- Set exercise
Pick out each line of the records that includes the string "code", and copy it.

- Dataset excerpts
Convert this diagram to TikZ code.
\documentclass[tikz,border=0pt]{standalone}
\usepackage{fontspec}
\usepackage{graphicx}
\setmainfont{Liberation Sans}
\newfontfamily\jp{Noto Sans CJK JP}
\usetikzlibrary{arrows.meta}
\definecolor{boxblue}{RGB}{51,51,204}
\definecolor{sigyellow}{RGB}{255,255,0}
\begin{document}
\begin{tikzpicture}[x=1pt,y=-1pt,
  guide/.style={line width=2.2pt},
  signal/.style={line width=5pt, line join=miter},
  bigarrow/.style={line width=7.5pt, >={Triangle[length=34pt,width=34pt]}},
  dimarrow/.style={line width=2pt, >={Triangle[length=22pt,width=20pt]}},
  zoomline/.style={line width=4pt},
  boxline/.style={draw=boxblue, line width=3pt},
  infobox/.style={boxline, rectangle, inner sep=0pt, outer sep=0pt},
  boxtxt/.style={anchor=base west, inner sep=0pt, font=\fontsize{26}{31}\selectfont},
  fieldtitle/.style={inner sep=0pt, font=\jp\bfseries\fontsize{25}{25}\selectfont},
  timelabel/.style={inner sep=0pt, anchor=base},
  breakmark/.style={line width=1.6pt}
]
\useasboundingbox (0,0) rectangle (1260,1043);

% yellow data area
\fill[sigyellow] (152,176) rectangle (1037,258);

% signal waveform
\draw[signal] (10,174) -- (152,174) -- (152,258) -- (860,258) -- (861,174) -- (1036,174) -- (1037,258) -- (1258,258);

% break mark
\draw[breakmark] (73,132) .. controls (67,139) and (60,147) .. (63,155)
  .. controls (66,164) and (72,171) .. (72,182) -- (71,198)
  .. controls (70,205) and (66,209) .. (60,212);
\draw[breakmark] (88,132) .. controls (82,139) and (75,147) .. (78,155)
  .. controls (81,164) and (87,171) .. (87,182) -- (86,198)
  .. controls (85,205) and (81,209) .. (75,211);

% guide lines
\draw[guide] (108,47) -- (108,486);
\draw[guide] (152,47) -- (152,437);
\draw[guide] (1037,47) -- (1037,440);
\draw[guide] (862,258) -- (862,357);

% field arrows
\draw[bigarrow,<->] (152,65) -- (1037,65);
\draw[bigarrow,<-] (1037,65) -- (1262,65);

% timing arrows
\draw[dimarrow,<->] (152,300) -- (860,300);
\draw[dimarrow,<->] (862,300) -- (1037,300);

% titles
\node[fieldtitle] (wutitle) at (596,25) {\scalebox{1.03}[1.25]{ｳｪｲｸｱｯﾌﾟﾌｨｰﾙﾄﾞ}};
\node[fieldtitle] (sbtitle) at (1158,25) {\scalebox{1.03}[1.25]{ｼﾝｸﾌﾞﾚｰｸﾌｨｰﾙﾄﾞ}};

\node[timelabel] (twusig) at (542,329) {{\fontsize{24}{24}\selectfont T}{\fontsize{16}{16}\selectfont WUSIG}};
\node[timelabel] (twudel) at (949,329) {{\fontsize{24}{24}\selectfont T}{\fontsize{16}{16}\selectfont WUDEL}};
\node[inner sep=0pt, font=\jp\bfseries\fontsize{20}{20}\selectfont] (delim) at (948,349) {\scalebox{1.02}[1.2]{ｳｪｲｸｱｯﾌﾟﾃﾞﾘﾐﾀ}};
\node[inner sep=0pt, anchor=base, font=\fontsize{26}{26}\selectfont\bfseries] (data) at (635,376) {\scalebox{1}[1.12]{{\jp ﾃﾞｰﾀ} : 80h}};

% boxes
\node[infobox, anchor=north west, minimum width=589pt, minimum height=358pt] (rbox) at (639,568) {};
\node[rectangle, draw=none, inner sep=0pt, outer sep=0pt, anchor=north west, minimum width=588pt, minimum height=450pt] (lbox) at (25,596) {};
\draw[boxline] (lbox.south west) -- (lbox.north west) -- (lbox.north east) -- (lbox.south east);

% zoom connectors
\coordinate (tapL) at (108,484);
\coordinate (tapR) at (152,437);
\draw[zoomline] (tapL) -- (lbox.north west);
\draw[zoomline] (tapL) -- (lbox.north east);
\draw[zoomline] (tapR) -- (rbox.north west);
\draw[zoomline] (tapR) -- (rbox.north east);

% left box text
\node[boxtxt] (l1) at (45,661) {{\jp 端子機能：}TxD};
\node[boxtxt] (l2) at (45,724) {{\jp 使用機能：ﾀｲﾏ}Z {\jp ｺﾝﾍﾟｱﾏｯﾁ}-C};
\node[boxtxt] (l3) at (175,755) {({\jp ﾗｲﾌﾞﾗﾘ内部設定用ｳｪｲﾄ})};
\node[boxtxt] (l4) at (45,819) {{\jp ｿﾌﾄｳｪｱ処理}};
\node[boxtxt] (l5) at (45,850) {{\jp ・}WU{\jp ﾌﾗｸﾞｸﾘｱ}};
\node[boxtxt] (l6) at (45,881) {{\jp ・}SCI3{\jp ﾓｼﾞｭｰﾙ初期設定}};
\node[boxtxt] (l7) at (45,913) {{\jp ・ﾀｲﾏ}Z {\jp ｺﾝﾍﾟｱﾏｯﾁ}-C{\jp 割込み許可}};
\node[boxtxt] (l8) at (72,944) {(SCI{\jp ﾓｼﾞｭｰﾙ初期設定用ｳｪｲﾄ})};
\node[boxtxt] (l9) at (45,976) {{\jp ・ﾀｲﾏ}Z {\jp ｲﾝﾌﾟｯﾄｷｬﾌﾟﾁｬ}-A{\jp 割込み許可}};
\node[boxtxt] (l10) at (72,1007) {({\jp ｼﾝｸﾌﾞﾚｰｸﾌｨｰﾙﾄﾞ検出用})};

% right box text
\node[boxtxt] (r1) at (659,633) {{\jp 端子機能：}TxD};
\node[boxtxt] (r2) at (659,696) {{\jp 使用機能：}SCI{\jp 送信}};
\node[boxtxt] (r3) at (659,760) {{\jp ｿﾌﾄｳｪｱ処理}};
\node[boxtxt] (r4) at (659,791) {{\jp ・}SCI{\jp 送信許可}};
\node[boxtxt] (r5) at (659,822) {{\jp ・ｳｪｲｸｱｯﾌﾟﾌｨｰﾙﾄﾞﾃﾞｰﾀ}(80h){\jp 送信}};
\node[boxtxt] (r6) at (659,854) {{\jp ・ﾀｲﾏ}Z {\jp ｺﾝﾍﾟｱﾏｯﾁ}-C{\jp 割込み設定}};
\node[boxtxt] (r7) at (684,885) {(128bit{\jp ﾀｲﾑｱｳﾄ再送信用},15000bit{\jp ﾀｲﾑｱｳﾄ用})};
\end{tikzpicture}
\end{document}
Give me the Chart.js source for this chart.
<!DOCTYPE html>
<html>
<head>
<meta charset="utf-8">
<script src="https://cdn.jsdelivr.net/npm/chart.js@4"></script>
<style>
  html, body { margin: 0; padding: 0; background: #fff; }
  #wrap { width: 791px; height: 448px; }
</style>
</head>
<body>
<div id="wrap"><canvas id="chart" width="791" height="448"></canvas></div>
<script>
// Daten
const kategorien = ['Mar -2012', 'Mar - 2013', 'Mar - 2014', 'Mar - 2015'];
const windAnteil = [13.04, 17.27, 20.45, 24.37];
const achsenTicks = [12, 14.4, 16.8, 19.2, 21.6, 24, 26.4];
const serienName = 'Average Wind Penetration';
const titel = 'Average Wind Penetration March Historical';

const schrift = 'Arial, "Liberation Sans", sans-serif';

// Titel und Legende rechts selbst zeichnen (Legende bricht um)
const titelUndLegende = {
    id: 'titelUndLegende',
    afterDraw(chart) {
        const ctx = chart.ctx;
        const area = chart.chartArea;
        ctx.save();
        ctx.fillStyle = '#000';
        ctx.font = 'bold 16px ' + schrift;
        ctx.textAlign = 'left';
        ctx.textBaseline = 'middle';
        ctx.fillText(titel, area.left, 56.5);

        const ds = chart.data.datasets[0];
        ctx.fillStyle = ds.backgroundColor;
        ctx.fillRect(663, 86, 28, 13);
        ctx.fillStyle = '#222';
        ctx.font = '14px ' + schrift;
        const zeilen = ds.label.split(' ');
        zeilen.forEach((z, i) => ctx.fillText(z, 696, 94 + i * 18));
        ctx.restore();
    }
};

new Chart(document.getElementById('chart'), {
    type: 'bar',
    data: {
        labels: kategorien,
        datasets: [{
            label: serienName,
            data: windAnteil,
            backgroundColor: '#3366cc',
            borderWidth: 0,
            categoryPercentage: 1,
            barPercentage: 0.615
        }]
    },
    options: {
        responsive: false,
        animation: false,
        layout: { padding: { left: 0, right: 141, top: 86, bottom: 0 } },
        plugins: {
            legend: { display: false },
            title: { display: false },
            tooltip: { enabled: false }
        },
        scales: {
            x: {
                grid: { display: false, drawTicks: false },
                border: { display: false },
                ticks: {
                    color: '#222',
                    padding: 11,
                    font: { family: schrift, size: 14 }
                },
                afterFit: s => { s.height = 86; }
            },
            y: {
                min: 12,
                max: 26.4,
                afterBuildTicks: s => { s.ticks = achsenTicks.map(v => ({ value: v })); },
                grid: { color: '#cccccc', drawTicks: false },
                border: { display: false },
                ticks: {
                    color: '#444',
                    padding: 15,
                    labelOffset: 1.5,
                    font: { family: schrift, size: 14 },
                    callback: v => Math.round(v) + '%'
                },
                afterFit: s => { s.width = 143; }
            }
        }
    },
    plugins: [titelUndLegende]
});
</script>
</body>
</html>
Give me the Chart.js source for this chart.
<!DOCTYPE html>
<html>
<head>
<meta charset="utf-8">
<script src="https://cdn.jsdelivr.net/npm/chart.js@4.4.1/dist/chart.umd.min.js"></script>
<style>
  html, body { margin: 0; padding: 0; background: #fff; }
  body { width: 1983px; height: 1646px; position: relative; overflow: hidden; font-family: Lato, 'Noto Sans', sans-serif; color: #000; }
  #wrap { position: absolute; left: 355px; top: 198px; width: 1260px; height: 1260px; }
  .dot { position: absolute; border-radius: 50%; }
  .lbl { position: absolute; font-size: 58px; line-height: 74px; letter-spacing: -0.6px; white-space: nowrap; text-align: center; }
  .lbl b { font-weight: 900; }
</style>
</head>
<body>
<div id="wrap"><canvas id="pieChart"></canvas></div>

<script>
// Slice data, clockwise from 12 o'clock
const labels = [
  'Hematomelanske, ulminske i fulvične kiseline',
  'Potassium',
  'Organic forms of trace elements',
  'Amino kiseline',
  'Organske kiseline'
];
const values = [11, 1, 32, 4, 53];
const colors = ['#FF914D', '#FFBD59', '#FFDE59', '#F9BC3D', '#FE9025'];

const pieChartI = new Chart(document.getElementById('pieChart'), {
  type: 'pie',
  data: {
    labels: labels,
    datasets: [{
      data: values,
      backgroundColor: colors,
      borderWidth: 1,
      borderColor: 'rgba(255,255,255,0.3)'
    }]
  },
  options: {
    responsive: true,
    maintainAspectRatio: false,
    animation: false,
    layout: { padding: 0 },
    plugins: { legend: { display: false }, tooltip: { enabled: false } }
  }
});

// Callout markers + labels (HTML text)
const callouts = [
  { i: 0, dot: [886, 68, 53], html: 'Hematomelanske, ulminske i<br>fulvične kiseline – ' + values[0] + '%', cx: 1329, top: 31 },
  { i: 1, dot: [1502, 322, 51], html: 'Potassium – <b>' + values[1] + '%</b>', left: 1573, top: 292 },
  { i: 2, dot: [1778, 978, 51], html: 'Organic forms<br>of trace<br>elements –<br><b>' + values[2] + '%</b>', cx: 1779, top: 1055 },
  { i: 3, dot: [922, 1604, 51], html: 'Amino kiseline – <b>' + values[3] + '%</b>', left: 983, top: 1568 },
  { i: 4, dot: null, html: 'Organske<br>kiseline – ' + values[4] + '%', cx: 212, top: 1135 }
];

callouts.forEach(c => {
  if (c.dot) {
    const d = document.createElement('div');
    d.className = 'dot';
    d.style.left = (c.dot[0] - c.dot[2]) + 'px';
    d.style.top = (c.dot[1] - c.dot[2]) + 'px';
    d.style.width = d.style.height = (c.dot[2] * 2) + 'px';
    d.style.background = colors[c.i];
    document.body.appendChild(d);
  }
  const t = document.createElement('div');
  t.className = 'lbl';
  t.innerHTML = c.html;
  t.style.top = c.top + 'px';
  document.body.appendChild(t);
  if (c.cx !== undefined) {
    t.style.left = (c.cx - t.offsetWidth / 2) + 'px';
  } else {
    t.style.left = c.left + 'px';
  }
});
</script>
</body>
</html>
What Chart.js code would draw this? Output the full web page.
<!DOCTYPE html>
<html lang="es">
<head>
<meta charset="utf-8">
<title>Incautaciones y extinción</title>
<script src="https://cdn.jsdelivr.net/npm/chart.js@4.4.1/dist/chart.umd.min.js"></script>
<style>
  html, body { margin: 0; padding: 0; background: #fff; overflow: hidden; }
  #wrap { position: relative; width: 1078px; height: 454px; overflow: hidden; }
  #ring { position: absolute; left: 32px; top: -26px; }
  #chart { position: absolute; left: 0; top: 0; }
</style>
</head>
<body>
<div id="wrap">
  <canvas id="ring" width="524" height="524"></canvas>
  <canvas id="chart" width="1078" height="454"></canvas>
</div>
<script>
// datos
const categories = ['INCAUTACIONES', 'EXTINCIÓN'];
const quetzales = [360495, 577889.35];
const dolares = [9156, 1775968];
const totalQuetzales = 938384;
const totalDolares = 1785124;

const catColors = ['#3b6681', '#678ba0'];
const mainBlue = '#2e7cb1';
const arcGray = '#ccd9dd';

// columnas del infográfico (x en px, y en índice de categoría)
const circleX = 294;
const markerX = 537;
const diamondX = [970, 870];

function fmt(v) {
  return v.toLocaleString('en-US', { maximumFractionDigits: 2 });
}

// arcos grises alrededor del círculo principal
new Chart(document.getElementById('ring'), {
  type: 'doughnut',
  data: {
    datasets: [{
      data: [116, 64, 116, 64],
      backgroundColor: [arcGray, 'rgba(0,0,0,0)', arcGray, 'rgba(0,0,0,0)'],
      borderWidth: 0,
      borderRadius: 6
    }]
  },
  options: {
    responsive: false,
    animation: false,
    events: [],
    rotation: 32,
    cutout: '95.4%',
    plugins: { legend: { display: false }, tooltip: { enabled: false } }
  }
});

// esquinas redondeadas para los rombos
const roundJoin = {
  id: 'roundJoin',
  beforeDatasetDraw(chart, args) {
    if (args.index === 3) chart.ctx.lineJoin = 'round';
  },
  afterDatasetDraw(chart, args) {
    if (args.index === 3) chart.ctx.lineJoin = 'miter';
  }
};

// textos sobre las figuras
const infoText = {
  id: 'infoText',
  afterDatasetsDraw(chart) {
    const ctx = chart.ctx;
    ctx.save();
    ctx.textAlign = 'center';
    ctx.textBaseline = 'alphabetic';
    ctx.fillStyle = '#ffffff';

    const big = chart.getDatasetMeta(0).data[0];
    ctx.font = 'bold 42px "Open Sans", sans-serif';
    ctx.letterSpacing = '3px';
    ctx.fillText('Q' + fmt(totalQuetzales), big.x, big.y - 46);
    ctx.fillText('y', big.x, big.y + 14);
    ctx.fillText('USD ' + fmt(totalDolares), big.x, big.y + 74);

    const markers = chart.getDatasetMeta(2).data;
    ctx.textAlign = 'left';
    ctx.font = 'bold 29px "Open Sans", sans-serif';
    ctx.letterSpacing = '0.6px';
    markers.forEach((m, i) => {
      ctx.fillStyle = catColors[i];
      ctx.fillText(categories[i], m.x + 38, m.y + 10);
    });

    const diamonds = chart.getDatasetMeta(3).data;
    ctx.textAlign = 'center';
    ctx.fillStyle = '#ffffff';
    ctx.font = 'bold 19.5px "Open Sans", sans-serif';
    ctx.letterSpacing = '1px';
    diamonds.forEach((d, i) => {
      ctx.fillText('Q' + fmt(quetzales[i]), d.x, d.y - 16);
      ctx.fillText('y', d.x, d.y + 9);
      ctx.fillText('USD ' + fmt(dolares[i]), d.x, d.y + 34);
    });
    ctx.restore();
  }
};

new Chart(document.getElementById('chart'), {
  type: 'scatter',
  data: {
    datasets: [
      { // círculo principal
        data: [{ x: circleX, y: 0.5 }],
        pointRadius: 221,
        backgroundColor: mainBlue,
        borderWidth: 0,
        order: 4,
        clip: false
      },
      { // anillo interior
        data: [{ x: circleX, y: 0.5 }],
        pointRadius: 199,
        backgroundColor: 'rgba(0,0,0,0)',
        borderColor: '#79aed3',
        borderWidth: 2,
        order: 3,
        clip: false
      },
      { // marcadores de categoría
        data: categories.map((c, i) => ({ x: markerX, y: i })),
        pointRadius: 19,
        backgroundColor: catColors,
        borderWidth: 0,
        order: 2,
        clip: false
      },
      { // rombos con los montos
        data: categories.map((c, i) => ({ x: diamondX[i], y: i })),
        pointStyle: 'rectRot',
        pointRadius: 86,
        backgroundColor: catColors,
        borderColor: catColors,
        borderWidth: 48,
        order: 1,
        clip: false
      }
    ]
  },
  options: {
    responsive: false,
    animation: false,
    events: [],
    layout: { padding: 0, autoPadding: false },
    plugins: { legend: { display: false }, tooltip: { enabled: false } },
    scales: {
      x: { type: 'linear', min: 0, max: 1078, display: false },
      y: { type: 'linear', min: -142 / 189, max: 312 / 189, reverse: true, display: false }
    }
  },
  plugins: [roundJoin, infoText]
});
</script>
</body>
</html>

- Reply to the task
Convert this diagram to TikZ code.
What Chart.js code would draw this? Output the full web page.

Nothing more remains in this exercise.